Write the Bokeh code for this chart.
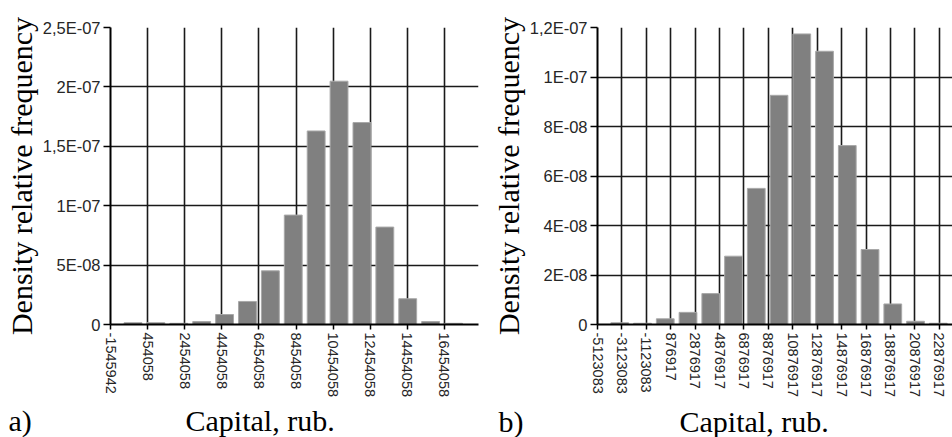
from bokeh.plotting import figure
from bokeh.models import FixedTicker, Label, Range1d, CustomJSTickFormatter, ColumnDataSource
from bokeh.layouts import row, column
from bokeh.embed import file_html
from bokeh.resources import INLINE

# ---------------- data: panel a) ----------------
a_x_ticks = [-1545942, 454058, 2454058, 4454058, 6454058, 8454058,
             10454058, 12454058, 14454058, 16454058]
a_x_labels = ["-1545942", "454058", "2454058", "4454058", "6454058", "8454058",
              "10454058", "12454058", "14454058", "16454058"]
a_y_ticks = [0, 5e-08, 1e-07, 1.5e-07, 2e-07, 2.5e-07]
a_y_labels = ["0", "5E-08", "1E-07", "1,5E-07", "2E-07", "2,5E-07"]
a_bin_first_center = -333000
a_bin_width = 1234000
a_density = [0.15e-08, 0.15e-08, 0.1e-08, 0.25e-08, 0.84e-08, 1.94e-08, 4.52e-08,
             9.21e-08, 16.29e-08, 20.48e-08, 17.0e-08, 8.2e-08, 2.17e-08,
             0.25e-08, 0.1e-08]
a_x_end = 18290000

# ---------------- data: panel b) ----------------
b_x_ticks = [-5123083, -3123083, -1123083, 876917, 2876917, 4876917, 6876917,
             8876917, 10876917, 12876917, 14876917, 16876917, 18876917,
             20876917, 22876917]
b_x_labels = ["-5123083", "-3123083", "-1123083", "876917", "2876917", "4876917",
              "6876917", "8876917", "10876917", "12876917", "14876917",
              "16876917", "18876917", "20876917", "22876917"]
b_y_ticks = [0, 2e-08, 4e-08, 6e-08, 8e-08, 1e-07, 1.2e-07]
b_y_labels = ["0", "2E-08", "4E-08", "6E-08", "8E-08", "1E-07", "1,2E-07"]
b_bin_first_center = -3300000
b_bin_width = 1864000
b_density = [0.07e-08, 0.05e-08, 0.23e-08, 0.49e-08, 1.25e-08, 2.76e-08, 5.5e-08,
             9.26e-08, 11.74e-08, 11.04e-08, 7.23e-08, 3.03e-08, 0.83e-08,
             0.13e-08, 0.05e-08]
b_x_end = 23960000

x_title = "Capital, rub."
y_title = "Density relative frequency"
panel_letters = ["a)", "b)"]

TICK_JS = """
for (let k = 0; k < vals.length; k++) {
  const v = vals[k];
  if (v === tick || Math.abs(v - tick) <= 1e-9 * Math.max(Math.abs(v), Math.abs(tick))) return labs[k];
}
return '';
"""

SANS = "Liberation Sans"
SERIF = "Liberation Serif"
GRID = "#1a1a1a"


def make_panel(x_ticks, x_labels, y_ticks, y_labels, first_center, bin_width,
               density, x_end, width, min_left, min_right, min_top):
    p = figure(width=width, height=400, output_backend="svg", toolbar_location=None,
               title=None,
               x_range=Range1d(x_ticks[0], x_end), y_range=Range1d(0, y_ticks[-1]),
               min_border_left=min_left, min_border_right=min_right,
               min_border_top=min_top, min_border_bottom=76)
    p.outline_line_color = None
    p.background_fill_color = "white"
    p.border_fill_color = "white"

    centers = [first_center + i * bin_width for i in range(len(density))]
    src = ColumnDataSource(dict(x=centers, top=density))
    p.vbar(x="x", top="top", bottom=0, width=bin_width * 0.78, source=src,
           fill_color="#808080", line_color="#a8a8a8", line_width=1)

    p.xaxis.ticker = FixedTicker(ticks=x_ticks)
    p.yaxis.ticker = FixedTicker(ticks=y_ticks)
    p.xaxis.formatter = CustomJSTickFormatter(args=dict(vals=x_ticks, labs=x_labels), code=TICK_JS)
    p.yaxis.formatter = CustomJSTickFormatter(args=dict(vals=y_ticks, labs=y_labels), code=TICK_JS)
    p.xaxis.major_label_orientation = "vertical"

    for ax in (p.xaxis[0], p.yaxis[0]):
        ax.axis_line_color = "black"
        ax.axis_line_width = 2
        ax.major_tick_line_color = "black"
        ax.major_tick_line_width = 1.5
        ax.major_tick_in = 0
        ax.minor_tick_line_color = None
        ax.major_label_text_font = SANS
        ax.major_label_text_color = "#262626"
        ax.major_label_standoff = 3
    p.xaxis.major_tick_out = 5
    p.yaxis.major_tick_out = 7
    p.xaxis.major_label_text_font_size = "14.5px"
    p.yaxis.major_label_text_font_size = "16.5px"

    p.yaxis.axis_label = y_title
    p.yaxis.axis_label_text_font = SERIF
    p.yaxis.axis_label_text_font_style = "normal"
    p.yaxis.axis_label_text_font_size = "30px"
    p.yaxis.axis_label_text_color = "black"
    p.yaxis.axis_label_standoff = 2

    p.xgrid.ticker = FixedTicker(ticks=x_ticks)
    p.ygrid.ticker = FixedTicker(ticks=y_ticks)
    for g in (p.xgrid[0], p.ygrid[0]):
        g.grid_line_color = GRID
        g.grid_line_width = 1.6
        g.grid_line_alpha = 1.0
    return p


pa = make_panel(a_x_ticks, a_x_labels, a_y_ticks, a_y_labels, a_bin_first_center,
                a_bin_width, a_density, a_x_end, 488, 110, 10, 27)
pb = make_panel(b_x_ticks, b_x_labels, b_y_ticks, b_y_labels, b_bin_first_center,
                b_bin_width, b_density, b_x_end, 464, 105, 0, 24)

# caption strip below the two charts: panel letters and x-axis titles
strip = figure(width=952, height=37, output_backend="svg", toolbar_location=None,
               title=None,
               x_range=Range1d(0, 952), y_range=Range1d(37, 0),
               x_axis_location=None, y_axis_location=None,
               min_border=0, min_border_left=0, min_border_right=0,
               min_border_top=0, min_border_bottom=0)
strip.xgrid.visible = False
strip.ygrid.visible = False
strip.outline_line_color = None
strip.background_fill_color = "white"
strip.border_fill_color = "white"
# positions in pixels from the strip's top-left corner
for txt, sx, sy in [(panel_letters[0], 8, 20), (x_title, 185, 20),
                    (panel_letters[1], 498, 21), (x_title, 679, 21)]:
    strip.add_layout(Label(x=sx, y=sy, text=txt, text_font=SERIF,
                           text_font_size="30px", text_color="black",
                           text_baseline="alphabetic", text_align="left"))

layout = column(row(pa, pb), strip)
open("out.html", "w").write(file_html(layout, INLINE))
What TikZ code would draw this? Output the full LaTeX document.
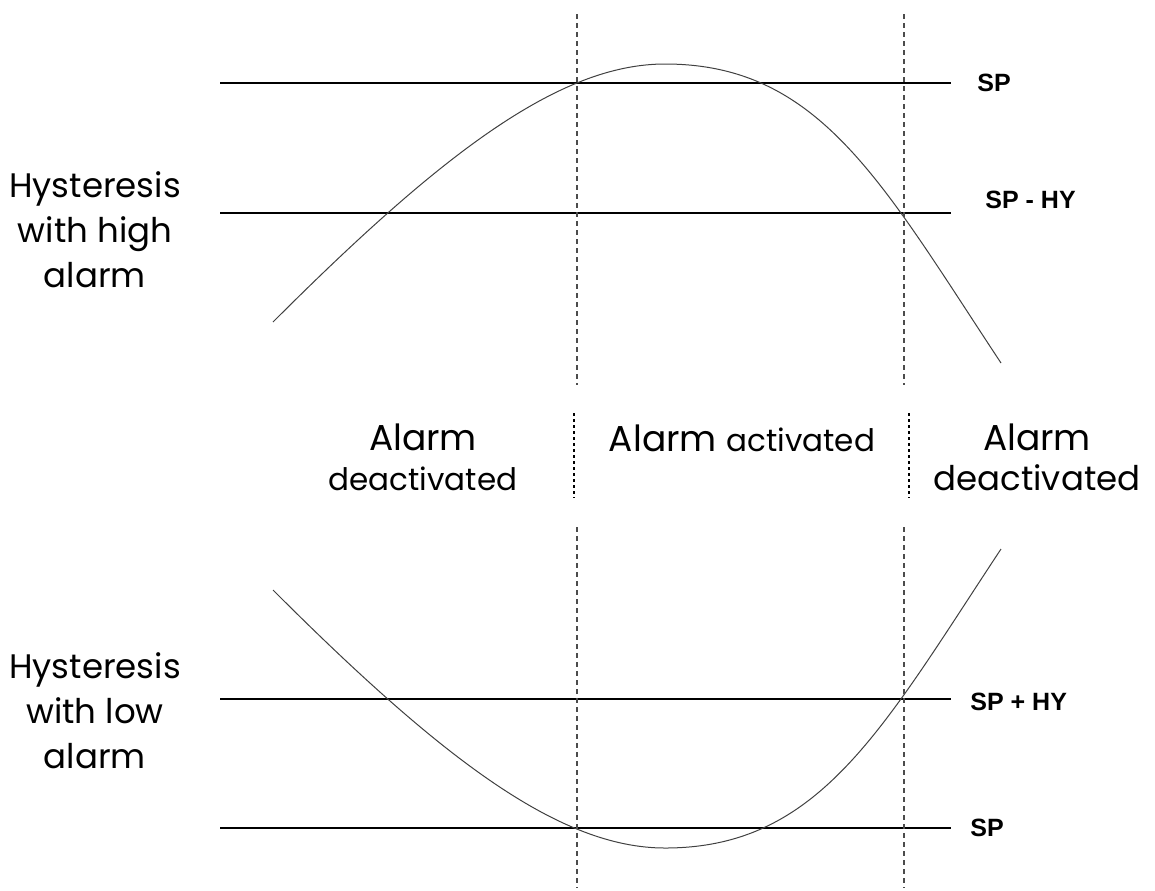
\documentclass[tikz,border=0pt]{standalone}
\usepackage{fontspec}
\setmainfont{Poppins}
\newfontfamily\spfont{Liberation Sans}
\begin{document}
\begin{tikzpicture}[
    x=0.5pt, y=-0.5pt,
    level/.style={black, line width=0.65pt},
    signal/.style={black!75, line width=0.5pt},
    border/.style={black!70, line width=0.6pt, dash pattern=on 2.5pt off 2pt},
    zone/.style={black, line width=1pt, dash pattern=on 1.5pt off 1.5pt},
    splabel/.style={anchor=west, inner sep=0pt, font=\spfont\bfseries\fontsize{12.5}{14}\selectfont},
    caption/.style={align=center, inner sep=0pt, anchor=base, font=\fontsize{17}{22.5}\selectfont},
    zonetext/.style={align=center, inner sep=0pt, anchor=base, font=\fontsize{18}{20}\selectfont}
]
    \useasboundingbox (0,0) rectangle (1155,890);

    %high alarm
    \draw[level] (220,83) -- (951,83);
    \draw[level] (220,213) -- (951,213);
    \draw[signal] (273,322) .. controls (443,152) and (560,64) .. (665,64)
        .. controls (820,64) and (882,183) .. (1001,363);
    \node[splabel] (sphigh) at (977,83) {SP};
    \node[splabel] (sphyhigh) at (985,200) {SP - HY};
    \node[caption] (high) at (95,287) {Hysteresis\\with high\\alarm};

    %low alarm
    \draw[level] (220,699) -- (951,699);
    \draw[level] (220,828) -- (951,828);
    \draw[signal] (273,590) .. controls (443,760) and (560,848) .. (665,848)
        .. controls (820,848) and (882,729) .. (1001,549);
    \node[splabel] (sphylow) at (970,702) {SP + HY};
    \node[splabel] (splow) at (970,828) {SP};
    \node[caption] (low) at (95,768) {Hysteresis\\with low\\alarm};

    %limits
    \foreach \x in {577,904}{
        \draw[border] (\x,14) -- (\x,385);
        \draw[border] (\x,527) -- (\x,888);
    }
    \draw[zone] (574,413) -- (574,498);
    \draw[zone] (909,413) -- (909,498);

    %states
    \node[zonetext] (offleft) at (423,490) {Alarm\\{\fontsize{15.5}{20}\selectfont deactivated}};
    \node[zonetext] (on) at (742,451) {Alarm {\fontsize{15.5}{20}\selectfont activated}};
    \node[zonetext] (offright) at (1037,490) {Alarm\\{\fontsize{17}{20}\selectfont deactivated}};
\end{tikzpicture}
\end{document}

..........

§ EXERCISE DESCRIPTION
In the listing above, find the line containing "What TikZ code" and the line containing "(low) at (95,768)", then output those two lines and everything between them exactly as written, without the images.

§ RESULT OF THIS EXERCISE
What TikZ code would draw this? Output the full LaTeX document.
\documentclass[tikz,border=0pt]{standalone}
\usepackage{fontspec}
\setmainfont{Poppins}
\newfontfamily\spfont{Liberation Sans}
\begin{document}
\begin{tikzpicture}[
    x=0.5pt, y=-0.5pt,
    level/.style={black, line width=0.65pt},
    signal/.style={black!75, line width=0.5pt},
    border/.style={black!70, line width=0.6pt, dash pattern=on 2.5pt off 2pt},
    zone/.style={black, line width=1pt, dash pattern=on 1.5pt off 1.5pt},
    splabel/.style={anchor=west, inner sep=0pt, font=\spfont\bfseries\fontsize{12.5}{14}\selectfont},
    caption/.style={align=center, inner sep=0pt, anchor=base, font=\fontsize{17}{22.5}\selectfont},
    zonetext/.style={align=center, inner sep=0pt, anchor=base, font=\fontsize{18}{20}\selectfont}
]
    \useasboundingbox (0,0) rectangle (1155,890);

    %high alarm
    \draw[level] (220,83) -- (951,83);
    \draw[level] (220,213) -- (951,213);
    \draw[signal] (273,322) .. controls (443,152) and (560,64) .. (665,64)
        .. controls (820,64) and (882,183) .. (1001,363);
    \node[splabel] (sphigh) at (977,83) {SP};
    \node[splabel] (sphyhigh) at (985,200) {SP - HY};
    \node[caption] (high) at (95,287) {Hysteresis\\with high\\alarm};

    %low alarm
    \draw[level] (220,699) -- (951,699);
    \draw[level] (220,828) -- (951,828);
    \draw[signal] (273,590) .. controls (443,760) and (560,848) .. (665,848)
        .. controls (820,848) and (882,729) .. (1001,549);
    \node[splabel] (sphylow) at (970,702) {SP + HY};
    \node[splabel] (splow) at (970,828) {SP};
    \node[caption] (low) at (95,768) {Hysteresis\\with low\\alarm};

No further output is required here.